EXERCISE DESCRIPTION: Please output every line of the material as it stands, without the pictures.

___

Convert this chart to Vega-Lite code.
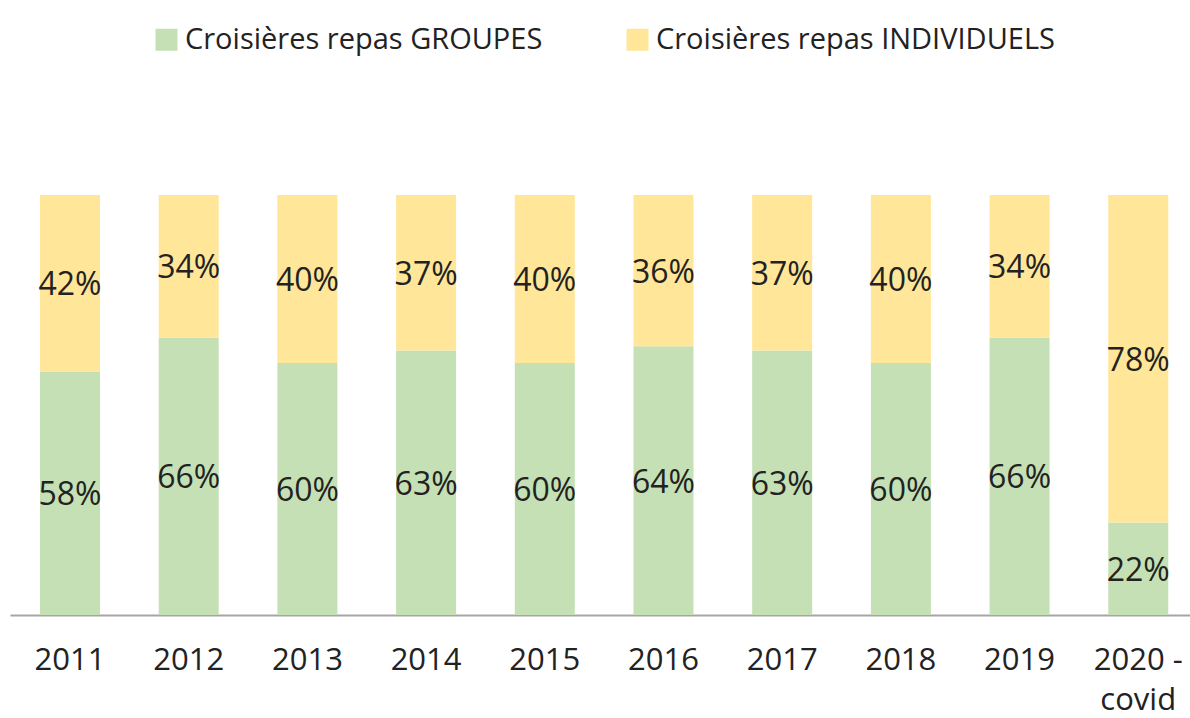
{
  "$schema": "https://vega.github.io/schema/vega-lite/v6.json",
  "width": 1180,
  "height": 420,
  "autosize": {"type": "none"},
  "padding": {"left": 10, "top": 195, "right": 0, "bottom": 103},
  "background": "white",
  "config": {"view": {"stroke": null}, "font": "Open Sans"},
  "data": {
    "values": [
      {"year": "2011", "series": "Croisières repas GROUPES", "value": 58},
      {"year": "2011", "series": "Croisières repas INDIVIDUELS", "value": 42},
      {"year": "2012", "series": "Croisières repas GROUPES", "value": 66},
      {"year": "2012", "series": "Croisières repas INDIVIDUELS", "value": 34},
      {"year": "2013", "series": "Croisières repas GROUPES", "value": 60},
      {"year": "2013", "series": "Croisières repas INDIVIDUELS", "value": 40},
      {"year": "2014", "series": "Croisières repas GROUPES", "value": 63},
      {"year": "2014", "series": "Croisières repas INDIVIDUELS", "value": 37},
      {"year": "2015", "series": "Croisières repas GROUPES", "value": 60},
      {"year": "2015", "series": "Croisières repas INDIVIDUELS", "value": 40},
      {"year": "2016", "series": "Croisières repas GROUPES", "value": 64},
      {"year": "2016", "series": "Croisières repas INDIVIDUELS", "value": 36},
      {"year": "2017", "series": "Croisières repas GROUPES", "value": 63},
      {"year": "2017", "series": "Croisières repas INDIVIDUELS", "value": 37},
      {"year": "2018", "series": "Croisières repas GROUPES", "value": 60},
      {"year": "2018", "series": "Croisières repas INDIVIDUELS", "value": 40},
      {"year": "2019", "series": "Croisières repas GROUPES", "value": 66},
      {"year": "2019", "series": "Croisières repas INDIVIDUELS", "value": 34},
      {"year": "2020 - covid", "series": "Croisières repas GROUPES", "value": 22},
      {"year": "2020 - covid", "series": "Croisières repas INDIVIDUELS", "value": 78}
    ]
  },
  "transform": [
    {"stack": "value", "groupby": ["year"], "sort": [{"field": "series", "order": "ascending"}], "as": ["y0", "y1"]},
    {"calculate": "(datum.y0 + datum.y1) / 2", "as": "ymid"},
    {"calculate": "datum.value + '%'", "as": "label"}
  ],
  "encoding": {
    "x": {
      "field": "year",
      "type": "nominal",
      "sort": null,
      "scale": {"paddingInner": 0.4945, "paddingOuter": 0.218, "align": 0.58, "round": false},
      "axis": {
        "title": null,
        "labelAngle": 0,
        "labelFont": "Open Sans",
        "labelFontSize": 31,
        "labelColor": "#222222",
        "labelPadding": 30,
        "ticks": false,
        "domainColor": "#a6a6a6",
        "domainWidth": 2,
        "labelLineHeight": 40,
        "labelExpr": "datum.value == '2020 - covid' ? ['2020 -', 'covid'] : datum.value"
      }
    }
  },
  "layer": [
    {
      "mark": {"type": "bar"},
      "encoding": {
        "y": {"field": "y0", "type": "quantitative", "scale": {"domain": [0, 100]}, "axis": null},
        "y2": {"field": "y1"},
        "color": {
          "field": "series",
          "type": "nominal",
          "scale": {"domain": ["Croisières repas GROUPES", "Croisières repas INDIVIDUELS"], "range": ["#c5e0b4", "#ffe699"]},
          "legend": {
            "orient": "none",
            "legendX": 142,
            "legendY": -170,
            "direction": "horizontal",
            "title": null,
            "padding": 0,
            "symbolType": "square",
            "symbolSize": 484,
            "symbolStrokeWidth": 0,
            "symbolOpacity": 1,
            "labelFont": "Open Sans",
            "labelFontSize": 29,
            "labelColor": "#222222",
            "labelOffset": 4,
            "labelLimit": 600,
            "columnPadding": 80
          }
        }
      }
    },
    {
      "mark": {"type": "text", "font": "Open Sans", "fontSize": 32, "color": "#222222", "dy": 2},
      "encoding": {
        "y": {"field": "ymid", "type": "quantitative", "scale": {"domain": [0, 100]}},
        "text": {"field": "label"}
      }
    }
  ]
}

___

FULL SOLUTION:
Convert this chart to Vega-Lite code.
{
  "$schema": "https://vega.github.io/schema/vega-lite/v6.json",
  "width": 1180,
  "height": 420,
  "autosize": {"type": "none"},
  "padding": {"left": 10, "top": 195, "right": 0, "bottom": 103},
  "background": "white",
  "config": {"view": {"stroke": null}, "font": "Open Sans"},
  "data": {
    "values": [
      {"year": "2011", "series": "Croisières repas GROUPES", "value": 58},
      {"year": "2011", "series": "Croisières repas INDIVIDUELS", "value": 42},
      {"year": "2012", "series": "Croisières repas GROUPES", "value": 66},
      {"year": "2012", "series": "Croisières repas INDIVIDUELS", "value": 34},
      {"year": "2013", "series": "Croisières repas GROUPES", "value": 60},
      {"year": "2013", "series": "Croisières repas INDIVIDUELS", "value": 40},
      {"year": "2014", "series": "Croisières repas GROUPES", "value": 63},
      {"year": "2014", "series": "Croisières repas INDIVIDUELS", "value": 37},
      {"year": "2015", "series": "Croisières repas GROUPES", "value": 60},
      {"year": "2015", "series": "Croisières repas INDIVIDUELS", "value": 40},
      {"year": "2016", "series": "Croisières repas GROUPES", "value": 64},
      {"year": "2016", "series": "Croisières repas INDIVIDUELS", "value": 36},
      {"year": "2017", "series": "Croisières repas GROUPES", "value": 63},
      {"year": "2017", "series": "Croisières repas INDIVIDUELS", "value": 37},
      {"year": "2018", "series": "Croisières repas GROUPES", "value": 60},
      {"year": "2018", "series": "Croisières repas INDIVIDUELS", "value": 40},
      {"year": "2019", "series": "Croisières repas GROUPES", "value": 66},
      {"year": "2019", "series": "Croisières repas INDIVIDUELS", "value": 34},
      {"year": "2020 - covid", "series": "Croisières repas GROUPES", "value": 22},
      {"year": "2020 - covid", "series": "Croisières repas INDIVIDUELS", "value": 78}
    ]
  },
  "transform": [
    {"stack": "value", "groupby": ["year"], "sort": [{"field": "series", "order": "ascending"}], "as": ["y0", "y1"]},
    {"calculate": "(datum.y0 + datum.y1) / 2", "as": "ymid"},
    {"calculate": "datum.value + '%'", "as": "label"}
  ],
  "encoding": {
    "x": {
      "field": "year",
      "type": "nominal",
      "sort": null,
      "scale": {"paddingInner": 0.4945, "paddingOuter": 0.218, "align": 0.58, "round": false},
      "axis": {
        "title": null,
        "labelAngle": 0,
        "labelFont": "Open Sans",
        "labelFontSize": 31,
        "labelColor": "#222222",
        "labelPadding": 30,
        "ticks": false,
        "domainColor": "#a6a6a6",
        "domainWidth": 2,
        "labelLineHeight": 40,
        "labelExpr": "datum.value == '2020 - covid' ? ['2020 -', 'covid'] : datum.value"
      }
    }
  },
  "layer": [
    {
      "mark": {"type": "bar"},
      "encoding": {
        "y": {"field": "y0", "type": "quantitative", "scale": {"domain": [0, 100]}, "axis": null},
        "y2": {"field": "y1"},
        "color": {
          "field": "series",
          "type": "nominal",
          "scale": {"domain": ["Croisières repas GROUPES", "Croisières repas INDIVIDUELS"], "range": ["#c5e0b4", "#ffe699"]},
          "legend": {
            "orient": "none",
            "legendX": 142,
            "legendY": -170,
            "direction": "horizontal",
            "title": null,
            "padding": 0,
            "symbolType": "square",
            "symbolSize": 484,
            "symbolStrokeWidth": 0,
            "symbolOpacity": 1,
            "labelFont": "Open Sans",
            "labelFontSize": 29,
            "labelColor": "#222222",
            "labelOffset": 4,
            "labelLimit": 600,
            "columnPadding": 80
          }
        }
      }
    },
    {
      "mark": {"type": "text", "font": "Open Sans", "fontSize": 32, "color": "#222222", "dy": 2},
      "encoding": {
        "y": {"field": "ymid", "type": "quantitative", "scale": {"domain": [0, 100]}},
        "text": {"field": "label"}
      }
    }
  ]
}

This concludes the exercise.